The hot springs of Yufuin, though less voluminous than Beppu's, possess a gentle, slightly alkaline character that makes them exceptionally pleasant for bathing. Many of the town's finest ryokan maintain private outdoor baths that look across rice fields to Mount Yufu, composing a scene where the elements of the Japanese aesthetic ideal converge: mineral water, mountain, cultivated land, and the sound of nothing but birdsong and the distant clatter of a shishi-odoshi water feature.

Yufuin occupies a basin at the foot of the twin-peaked Mount Yufu, a setting so perfectly composed it seems arranged by a landscape painter rather than geology.

Lake Kinrin, at the eastern edge of the town center, is a small thermal lake fed by hot springs that keep portions of its surface warm enough to generate steam on cool mornings. The lake is ringed by trees whose foliage transforms with the seasons, the autumn maples and ginko reflected in water whose surface is broken only by the occasional rise of a carp. The Tenso Shrine on the lake's southern shore, approached through a torii gate flanked by towering cedars, provides a stillness that the busier main street cannot offer. Early morning, before the day-trippers arrive, is the essential hour at Kinrin, the mist lifting from the water in slow, dissolving veils.

Yunotsubo Kaido, the pedestrian street connecting JR Yufuin Station to Lake Kinrin, is the town's commercial spine, its roughly one-kilometer length lined with shops and galleries that reflect the town's commitment to craft over commerce. Glasswork studios, ceramics galleries, and small museums occupy converted farmhouses and purpose-built structures designed to harmonize with the surrounding architecture.
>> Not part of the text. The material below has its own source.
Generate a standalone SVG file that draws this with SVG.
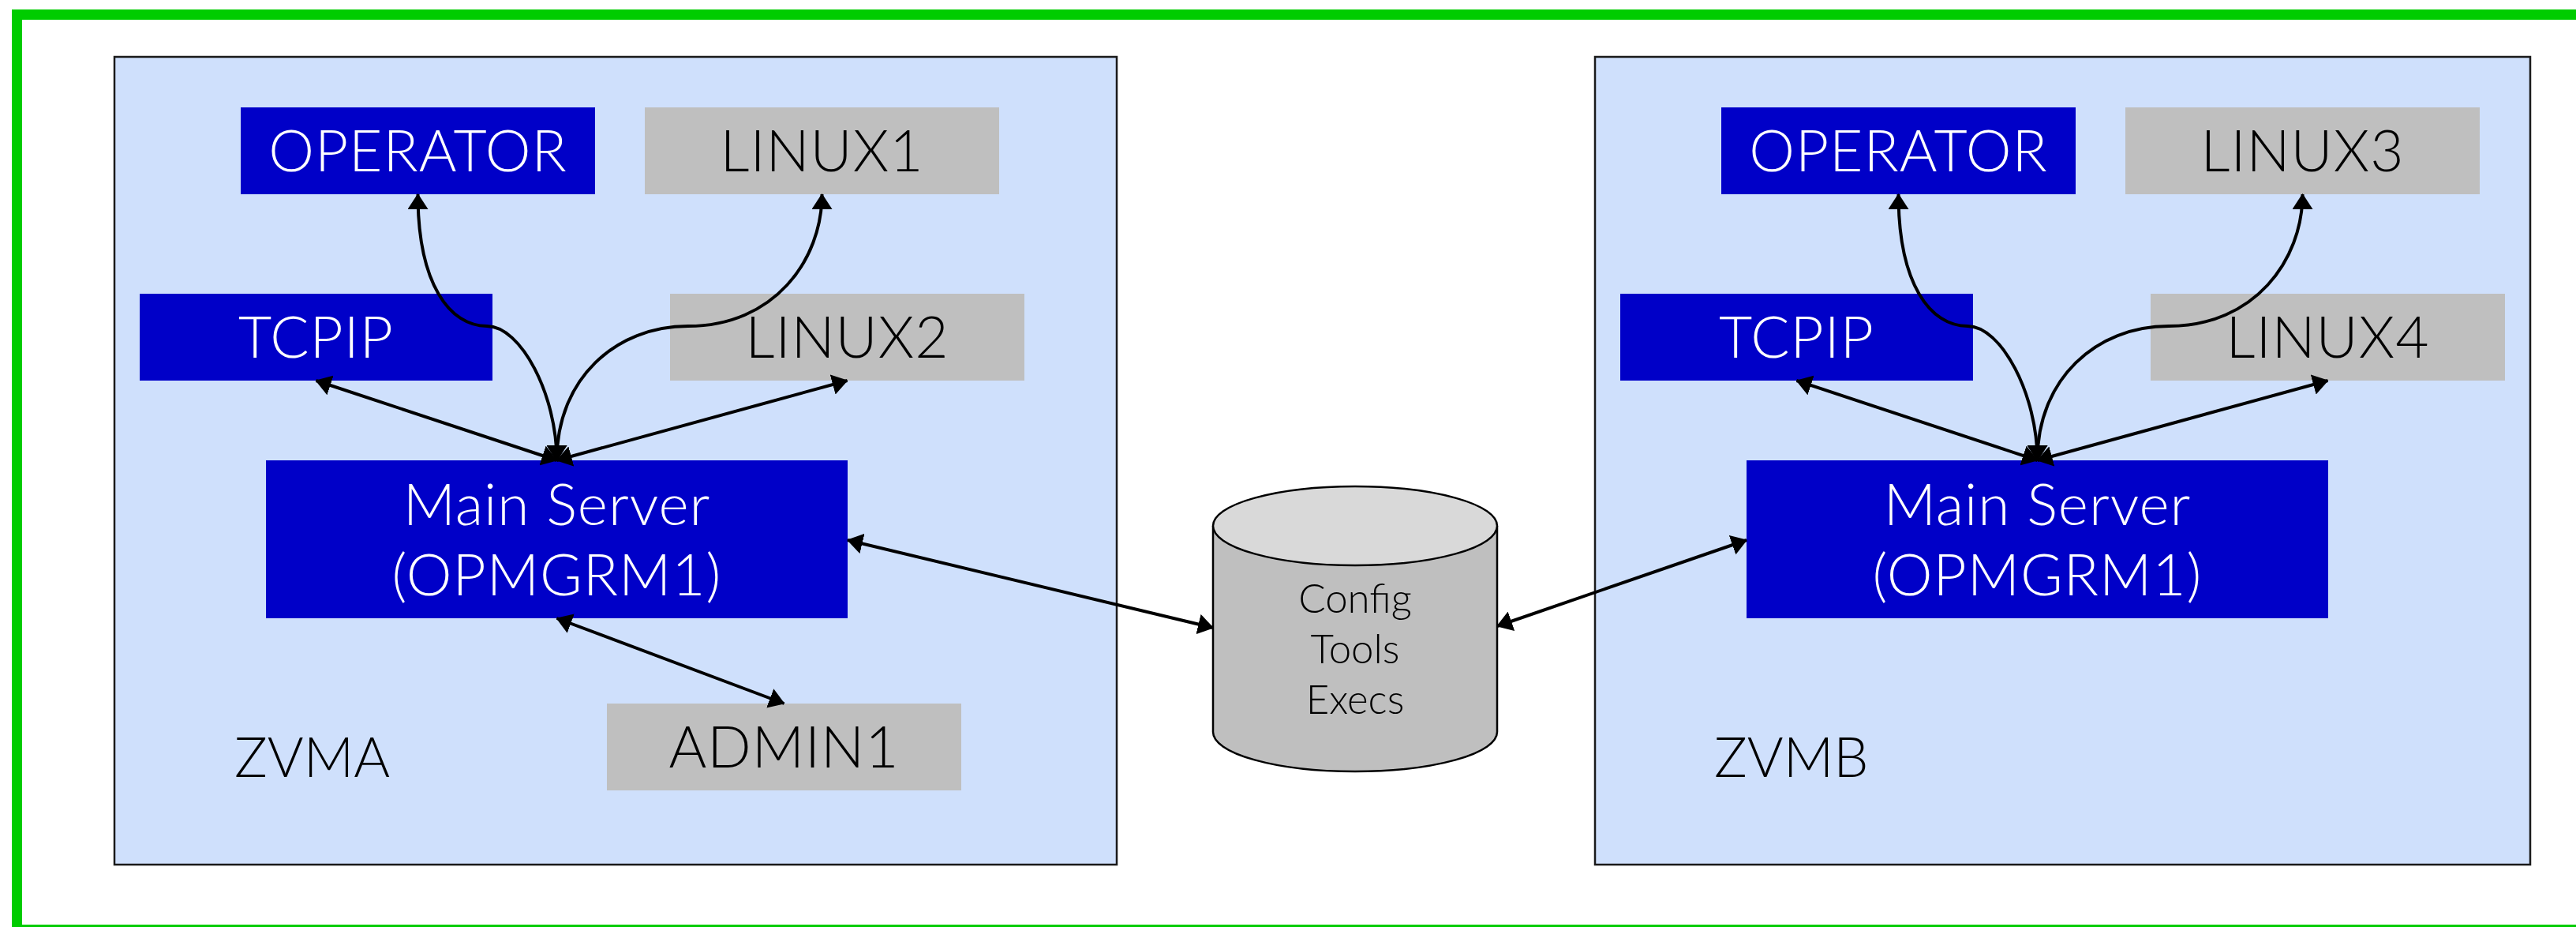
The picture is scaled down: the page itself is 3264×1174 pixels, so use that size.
<svg xmlns="http://www.w3.org/2000/svg" width="3264" height="1174" viewBox="0 0 3264 1174">
<style>
.sys{fill:#cfe0fc;stroke:#1a1a1a;stroke-width:2.5}
.blue{fill:#0000c8}
.gray{fill:#bfbfbf}
.t{font-family:Lato,"Open Sans","Liberation Sans",sans-serif;font-weight:300;font-size:73px;text-anchor:middle;letter-spacing:1px}
.w{fill:#ffffff}
.k{fill:#000000}
.lbl{font-family:Lato,"Open Sans","Liberation Sans",sans-serif;font-weight:300;font-size:70px;fill:#000}
.cyl{font-family:Lato,"Open Sans","Liberation Sans",sans-serif;font-weight:300;font-size:51px;text-anchor:middle;fill:#000}
.c{fill:none;stroke:#000;stroke-width:4;marker-start:url(#arr);marker-end:url(#arr)}
</style>
<defs>
<marker id="arr" markerUnits="userSpaceOnUse" markerWidth="20" markerHeight="26" refX="19" refY="13" orient="auto-start-reverse" viewBox="0 0 20 26">
<path d="M0,0 L20,13 L0,26 z" fill="#000"/>
</marker>
</defs>
<rect x="0" y="0" width="3264" height="1174" fill="#ffffff"/>
<rect id="frame" x="21.5" y="18.5" width="3262" height="1159" fill="none" stroke="#00cc00" stroke-width="13"/>

<g id="ZVMA">
<rect class="sys" x="145" y="72" width="1270" height="1023"/>
<text class="lbl" x="297" y="984">ZVMA</text>
</g>
<g id="ZVMB">
<rect class="sys" x="2021" y="72" width="1185" height="1023"/>
<text class="lbl" x="2172" y="984">ZVMB</text>
</g>

<g id="OPERATOR-A"><rect class="blue" x="305" y="136" width="449" height="110"/><text class="t w" x="529.5" y="217">OPERATOR</text></g>
<g id="LINUX1"><rect class="gray" x="817" y="136" width="449" height="110"/><text class="t k" x="1041.5" y="217">LINUX1</text></g>
<g id="TCPIP-A"><rect class="blue" x="177" y="372" width="447" height="110"/><text class="t w" x="400.5" y="453">TCPIP</text></g>
<g id="LINUX2"><rect class="gray" x="849" y="372" width="449" height="110"/><text class="t k" x="1073.5" y="453">LINUX2</text></g>
<g id="MAIN-A"><rect class="blue" x="337" y="583" width="737" height="200"/><text class="t w" x="705.5" y="665">Main Server</text><text class="t w" x="705.5" y="754">(OPMGRM1)</text></g>
<g id="ADMIN1"><rect class="gray" x="769" y="891" width="449" height="110"/><text class="t k" x="993.5" y="972">ADMIN1</text></g>

<g id="OPERATOR-B"><rect class="blue" x="2181" y="136" width="449" height="110"/><text class="t w" x="2405.5" y="217">OPERATOR</text></g>
<g id="LINUX3"><rect class="gray" x="2693" y="136" width="449" height="110"/><text class="t k" x="2917.5" y="217">LINUX3</text></g>
<g id="TCPIP-B"><rect class="blue" x="2053" y="372" width="447" height="110"/><text class="t w" x="2276.5" y="453">TCPIP</text></g>
<g id="LINUX4"><rect class="gray" x="2725" y="372" width="449" height="110"/><text class="t k" x="2949.5" y="453">LINUX4</text></g>
<g id="MAIN-B"><rect class="blue" x="2213" y="583" width="737" height="200"/><text class="t w" x="2581.5" y="665">Main Server</text><text class="t w" x="2581.5" y="754">(OPMGRM1)</text></g>

<g id="REPO">
<path d="M1537,666 L1537,927 A180,50 0 0 0 1897,927 L1897,666" fill="#bfbfbf" stroke="#000" stroke-width="2.5"/>
<ellipse cx="1717" cy="666" rx="180" ry="50" fill="#d9d9d9" stroke="#000" stroke-width="2.5"/>
<text class="cyl" x="1717" y="776">Config</text>
<text class="cyl" x="1717" y="840">Tools</text>
<text class="cyl" x="1717" y="904">Execs</text>
</g>

<g id="connectors">
<path class="c" d="M705.5,583 L400.5,482"/>
<path class="c" d="M705.5,583 L1073.5,482"/>
<path class="c" d="M705.5,583 C705.5,500 660,413 617,413 C570,413 529.5,360 529.5,246"/>
<path class="c" d="M705.5,583 C705.5,480 780,413 872,413 C980,413 1041.5,330 1041.5,246"/>
<path class="c" d="M705.5,783 L993.5,891"/>
<path class="c" d="M1074,684 L1537,795"/>
<path class="c" d="M2581.5,583 L2276.5,482"/>
<path class="c" d="M2581.5,583 L2949.5,482"/>
<path class="c" d="M2581.5,583 C2581.5,500 2536,413 2493,413 C2446,413 2405.5,360 2405.5,246"/>
<path class="c" d="M2581.5,583 C2581.5,480 2656,413 2748,413 C2856,413 2917.5,330 2917.5,246"/>
<path class="c" d="M1897,793 L2213,684"/>
</g>
</svg>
The Yufuin Floral Village, though occasionally dismissed as theme-park quaintness, provides a fairy-tale aesthetic that children find enchanting and adults can appreciate as a commitment to whimsy in a landscape of restraint.

Mount Yufu itself offers a challenging but accessible hike. The trail from the western trailhead ascends through grassland and forest to the twin peaks at 1,584 meters, where clear-day views extend across the Kuju mountain range and, on exceptional days, as far as the Tsukushi Plain of northern Kyushu. The descent rewards with an onsen soak that carries the particular satisfaction of thermal immersion earned by physical effort.

Yufuin

Yufuin's culinary character reflects its positioning as a town where rural tradition and contemporary sophistication coexist without tension. The local cuisine draws on Oita's bounty of chicken, citrus, and freshwater fish, prepared in kitchens that range from farmhouse simplicity to ryokan refinement. Bungo-gyu, the premium beef raised in Oita's highland pastures, appears on many Yufuin menus as steak, shabu-shabu, or grilled over charcoal, the marbling and flavor reflecting the cattle's diet of clean mountain grass and the mineral-rich water of the volcanic plateau.

The town's cafe culture is unusually developed for a rural Japanese destination. Small, architect-designed coffee houses occupy sites along the main street and the quieter back lanes, serving single-origin brews alongside cakes and pastries that use local dairy and Oita's celebrated kabosu citrus. Several of these cafes offer terrace seating with views across rice paddies to Mount Yufu, compositions of steam, mountain, and cultivated field visible through the frame of a coffee cup. Yufuin roll cake, a sponge roll filled with cream made from local milk, has become the town's most popular edible souvenir, its simplicity and quality reflecting the same principles that govern the town's broader aesthetic.

Kabosu, the small, round citrus fruit native to Oita Prefecture, appears throughout Yufuin's cuisine as a seasoning, garnish, and flavoring. Its tartness, brighter and more aromatic than lemon, transforms grilled fish, tempura dipping sauce, and even cocktails with a flavor that has no precise equivalent in Western citrus traditions. Restaurants in Yufuin squeeze kabosu over virtually everything, a practice that initially seems excessive until the palate adjusts and begins to crave its particular lift.